The story takes place in an unnamed city in an unidentified country in Southeast Asia, although, late in the movie, we do learn that this country is directly upriver from Vietnam. That gives us two possibilities, but it really doesn't matter. Whatever country is depicted here is quickly replaced by a version of Hell incarnate, filled with masked political revolutionaries who are this place's version of demons.

Around the same time that we learn this country is next to Vietnam, a character from a Western intelligence agency informs our hero that these rebels, who seem to be merciless hell-spawn, are really just desperate people trying to provide for their families. It's really Western corporations, which "help" with the expansion of infrastructures in developing nations and then simply overtake them when the countries can't pay the bills, that are to blame here. That kind of simplistic moral disapproval seems more than a little disingenuous in a movie that also wants those "desperate" men to come across as ruthless killers in every other scene.

Here, then, is a movie that not only is exploitative but also lacks the courage to be specific in its exploitation. No country, public figures, specific players, or even political ideologies are named. We can't even take away some sociopolitical message here. It's just a group of bad guys hunting down a group of good guys, and almost all the good guys, coincidentally, are white Westerners.
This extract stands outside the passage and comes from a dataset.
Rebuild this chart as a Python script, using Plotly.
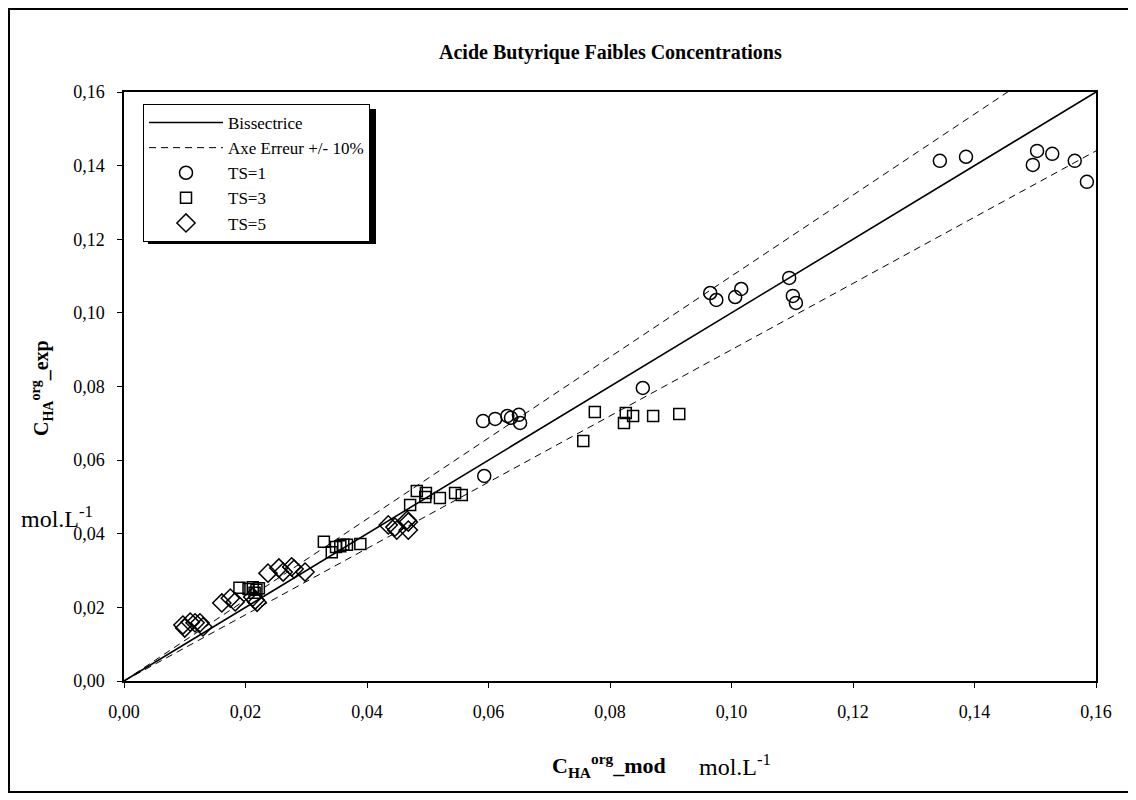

The chief goodie is Jack Dwyer (Owen Wilson), an engineer who has taken a job with a big corporation to help bring clean water to this anonymous nation. His wife Annie (Lake Bell) and their two daughters (Sterling Jerins and Claire Geare) are joining him. Around the time that the plane carrying the Dwyers lands, the country's prime minister is assassinated, and the rebels begin to spread through the city, executing any foreigner they encounter.

The plot is one lengthy chase through the streets, a hotel, over rooftops, and back to the streets again. The Dwyers run, hide, avoid gunfire, leap (or, in the movie's most unintentionally funny scene, are tossed) across buildings, shimmy down ledges, and otherwise avoid being killed. Along the way, the family is aided by Hammond (Pierce Brosnan), an agent with the "British CIA" or "something like that," who turns up on expedient whims as if he has been delivered upon a chariot provided by the gods.
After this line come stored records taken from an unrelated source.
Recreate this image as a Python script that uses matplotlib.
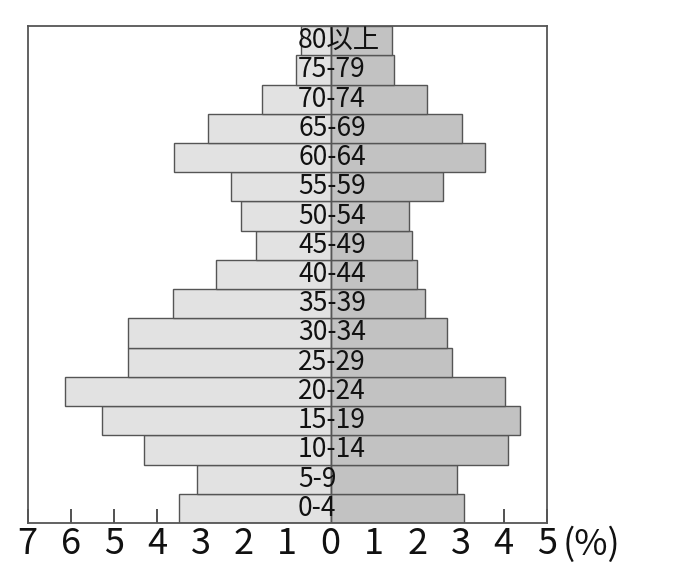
import matplotlib
matplotlib.use("Agg")
import matplotlib.pyplot as plt

# age groups, bottom to top
age_groups = ["0-4", "5-9", "10-14", "15-19", "20-24", "25-29", "30-34", "35-39",
              "40-44", "45-49", "50-54", "55-59", "60-64", "65-69", "70-74", "75-79", "80以上"]
# left side (%)
left_values = [3.51, 3.08, 4.31, 5.29, 6.13, 4.69, 4.68, 3.65,
               2.65, 1.73, 2.07, 2.31, 3.62, 2.84, 1.58, 0.80, 0.68]
# right side (%)
right_values = [3.09, 2.93, 4.09, 4.38, 4.04, 2.80, 2.69, 2.18,
                1.99, 1.88, 1.81, 2.60, 3.57, 3.04, 2.22, 1.46, 1.42]

tick_values = list(range(-7, 6))
tick_labels = [str(abs(v)) for v in tick_values]

font_list = ["Noto Sans CJK JP", "DejaVu Sans"]

fig = plt.figure(figsize=(6.98, 5.66), dpi=100)
ax = fig.add_axes([0.0395, 0.076, 0.7442, 0.878])

y = list(range(len(age_groups)))
ax.barh(y, [-v for v in left_values], height=1.0, color="#e2e2e2",
        edgecolor="#555555", linewidth=1.0, zorder=2)
ax.barh(y, right_values, height=1.0, color="#c2c2c2",
        edgecolor="#555555", linewidth=1.0, zorder=2)
ax.axvline(0, color="#555555", linewidth=1.0, zorder=3)

for yi, label in zip(y, age_groups):
    ax.text(-0.75, yi, label, ha="left", va="center", fontsize=19,
            family=font_list, color="#111111", zorder=4)

ax.set_xlim(-7, 5)
ax.set_ylim(-0.5, len(age_groups) - 0.5)
ax.set_yticks([])
ax.set_xticks(tick_values)
ax.set_xticklabels(tick_labels, fontsize=26, family=font_list, color="#111111")
ax.tick_params(axis="x", direction="in", length=10, width=1.2, color="#333333", pad=2)

# percent sign after the last tick label
ax.annotate("(%)", xy=(5, 0), xycoords=("data", "axes fraction"),
            xytext=(11, -2.5), textcoords="offset points", ha="left", va="top",
            fontsize=26, family=font_list, color="#111111")

for s in ax.spines.values():
    s.set_color("#555555")
    s.set_linewidth(1.3)

fig.savefig("out.png", dpi=100)
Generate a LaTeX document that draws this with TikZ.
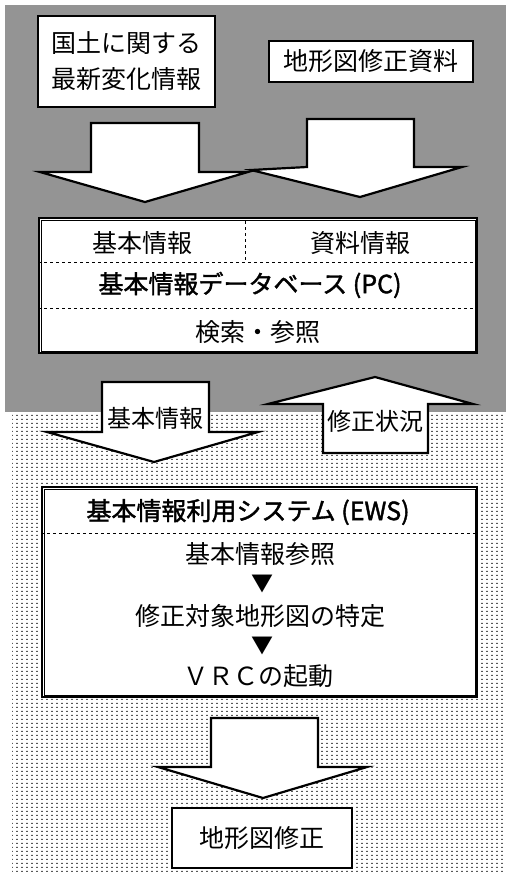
\documentclass[tikz,border=0pt]{standalone}
\usepackage{fontspec}
\newfontfamily\jp{Noto Sans CJK JP}
\newfontfamily\jpb{Noto Sans CJK JP}[FakeBold=1.6]
\usetikzlibrary{patterns.meta}
\pgfdeclarepattern{
  name=refdots,
  type=uncolored,
  bottom left={\pgfpoint{0pt}{0pt}},
  top right={\pgfpoint{5pt}{4pt}},
  tile size={\pgfpoint{5pt}{4pt}},
  code={\pgfpathrectangle{\pgfpoint{1.7pt}{1.3pt}}{\pgfpoint{1.5pt}{1.4pt}}\pgfusepath{fill}}
}
\tikzset{
  box/.style={draw, line width=1.4pt, fill=white, inner sep=0pt},
  dbox/.style={draw, line width=1.1pt, fill=white, inner sep=0pt},
  innerframe/.style={line width=0.7pt},
  blockarrow/.style={draw, line width=2.2pt, fill=white, line join=miter},
  divider/.style={dash pattern=on 3pt off 3pt, line width=0.7pt},
  txt/.style={font=\jp\fontsize{25}{36}\selectfont, inner sep=0pt, align=center},
  btxt/.style={font=\jpb\fontsize{25}{36}\selectfont, inner sep=0pt},
  ltxt/.style={font=\jp\fontsize{24}{30}\selectfont, inner sep=0pt},
  tri/.style={font=\jp\fontsize{22}{26}\selectfont, inner sep=0pt}
}
\begin{document}
\begin{tikzpicture}[x=1pt,y=-1pt]
\useasboundingbox (0,0) rectangle (506,876);
\fill[white] (0,0) rectangle (506,876);
% background regions
\fill[black!42] (5,5) rectangle (506,412);
\fill[pattern=refdots, pattern color=black] (12,412) rectangle (506,873);

% top boxes
\node[box, minimum width=177pt, minimum height=91pt] (src1) at (126.5,61.5) {};
\node[txt] (src1t) at (src1.center) {国土に関する\\最新変化情報};
\node[box, minimum width=204pt, minimum height=41pt] (src2) at (371,61.5) {};
\node[txt] (src2t) at (src2.center) {地形図修正資料};

% top arrows
\draw[blockarrow] (91,123) -- (199,123) -- (199,172) -- (248,172) -- (145,202) -- (40,172) -- (91,172) -- cycle;
\draw[blockarrow] (307,119) -- (414,119) -- (414,167) -- (462,167) -- (360,197) -- (251,170) -- (307,167) -- cycle;

% database box
\node[dbox, minimum width=438pt, minimum height=135pt] (pc) at (258,285.5) {};
\draw[innerframe] ([shift={(2.6pt,-2.6pt)}]pc.north west) rectangle ([shift={(-2.6pt,2.6pt)}]pc.south east);
\draw[divider] (pc.west |- 0,262) -- (pc.east |- 0,262);
\draw[divider] (pc.west |- 0,308) -- (pc.east |- 0,308);
\draw[divider] (245,221) -- (245,262);
\node[txt] (pc1) at (142,243) {基本情報};
\node[txt] (pc2) at (360,243) {資料情報};
\node[btxt] (pc3) at (250,285) {基本情報データベース (PC)};
\node[txt] (pc4) at (258,332) {検索・参照};

% middle arrows
\draw[blockarrow] (102,382) -- (209,382) -- (209,432) -- (258,432) -- (154,462) -- (47,432) -- (102,432) -- cycle;
\node[ltxt] (a3t) at (155,418) {基本情報};
\draw[blockarrow] (323,453) -- (428,453) -- (428,404) -- (473,404) -- (375,377) -- (268,404) -- (323,404) -- cycle;
\node[ltxt] (a4t) at (375,421) {修正状況};

% EWS box
\node[dbox, minimum width=435pt, minimum height=210pt] (ews) at (259.5,592) {};
\draw[innerframe] ([shift={(2.6pt,-2.6pt)}]ews.north west) rectangle ([shift={(-2.6pt,2.6pt)}]ews.south east);
\draw[divider] (ews.west |- 0,533) -- (ews.east |- 0,533);
\node[btxt] (e1) at (248,512) {基本情報利用システム (EWS)};
\node[txt] (e2) at (260,554) {基本情報参照};
\node[tri] (e3) at (262,584) {▼};
\node[txt] (e4) at (260,616) {修正対象地形図の特定};
\node[tri] (e5) at (262,646) {▼};
\node[txt] (e6) at (258,676) {ＶＲＣの起動};

% bottom arrow
\draw[blockarrow] (211,718) -- (318,718) -- (318,767) -- (367,767) -- (263,798) -- (158,767) -- (211,767) -- cycle;

% final box
\node[box, minimum width=180pt, minimum height=60pt] (fin) at (262,838) {};
\node[txt] (fint) at (fin.center) {地形図修正};
\end{tikzpicture}
\end{document}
It works for a little bit (The scenes within the hotel are the movie's most effective), but then it becomes repetitive. Then it becomes absurd, before settling into the realms of distasteful and downright nasty. Dowdle, the directing brother, makes sure we know that some daring feat or imminent threat is underway by using—and then quickly overusing—slow motion, lest we might not comprehend that a group of machete-wielding rebels, who chant that there's no surrender because they intend to kill everyone, is a danger.

Dozens and then hundreds of people are slaughtered in the background in gruesome ways. They're props, really, for the Dwyers' ordeals. They mean nothing to this movie beyond that purpose. Again, it's hypocritical for a movie to decry the exploitation of a nation when the movie itself exploits an entire nation's worth of people as bloodthirsty murderers or bloody pieces of set decoration. Hypocrisy might be the least objectionable transgression performed by No Escape.